Pure-digit values (e.g. PORT=9000) are coerced to integers; everything else stays a string. Mixing _URL with per-key vars is allowed — both land in the dispatched config and the bridge picks what it needs.

Example for ClickHouse:

docker run --rm \
  -e SEMILAYER_RUNNER_ID=<runner-uuid> \
  -e SEMILAYER_RUNNER_TOKEN=rk_... \
  -e SEMILAYER_SOURCE_ANALYTICS_HOST=clickhouse.internal \
  -e SEMILAYER_SOURCE_ANALYTICS_PORT=9000 \
  -e SEMILAYER_SOURCE_ANALYTICS_DATABASE=events \
  -e SEMILAYER_SOURCE_ANALYTICS_USERNAME=reader \
  -e SEMILAYER_SOURCE_ANALYTICS_PASSWORD=*** \
  ghcr.io/semilayer/runner:latest

Every source assigned to the runner in runner-local mode needs at least one env var of its own. Sources in default (managed) mode ignore these — their config still comes from SemiLayer's DB.

What SemiLayer sees

Before the runner executes	What we know	What we don't
A `search` / `query` / `similar` API call	the lens name, the org+env, the RBAC decision, the user (if JWT), the query params (query text / where clauses)	the database URL, the DB user, the password, the TLS cert chain on your side
After the runner executes	the row shape your lens declares (mapped through `fields`), result row count	the raw source row shape before mapping

The query params still cross our boundary — that's how routing works, and you probably want server-side rate limiting on them anyway. What stays is the connection: IP, TLS, auth handshake, all of it.

Prove it

You can packet-capture on the runner host and confirm:

Outbound traffic to runner.semilayer.com:443 — one persistent WSS connection.
Outbound traffic to your DB host:port — short-lived, each correlating to an incoming job frame on the runner's socket.
No outbound traffic to SemiLayer carrying the DB URL in any form. Payloads over the WebSocket are query params + result rows, never credentials.

Tradeoffs

Per-env config. Each environment (dev / staging / prod) needs its own set of env vars on the runner. Docker Compose or Kubernetes secrets handle this fine; we don't ship a management layer.
Lost credentials → runner outage.
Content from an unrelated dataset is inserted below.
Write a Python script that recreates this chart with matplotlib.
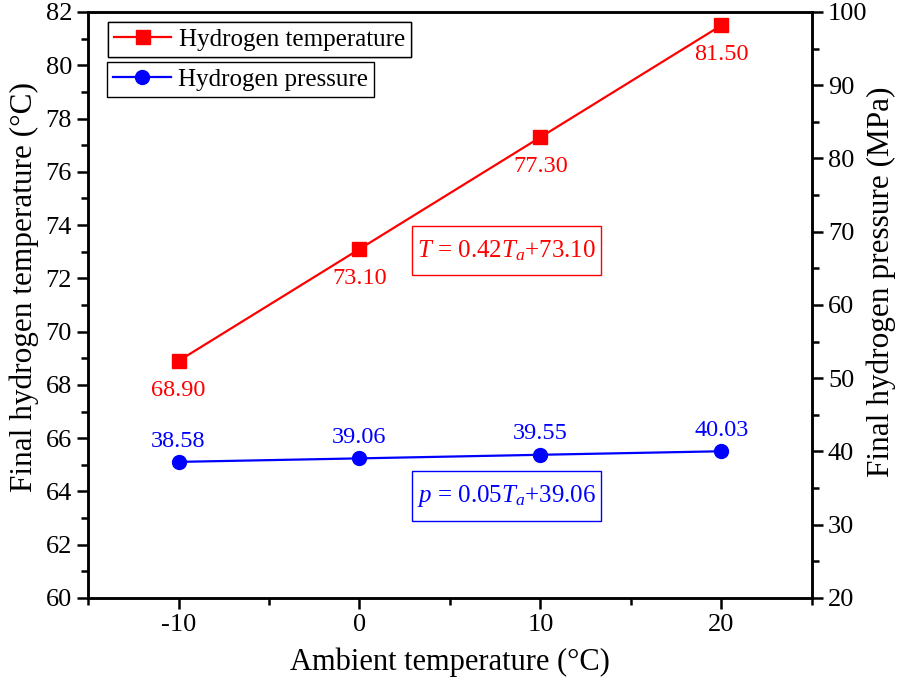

If your runner container loses its env, sources go offline until you restore them. SemiLayer can't help — we never had them.
Ingest works the same. The ingest worker asks the runner to read the source, same as query dispatch. No divergent code path.
Smart sync works over the runner tunnel. Both on-demand (semilayer sync / Console button) and scheduled (smartSyncInterval in config) paths run through the same bridge executor. Full-scan traffic flows via the runner tunnel — for very large tables, consider the tunnel bandwidth when picking a cadence.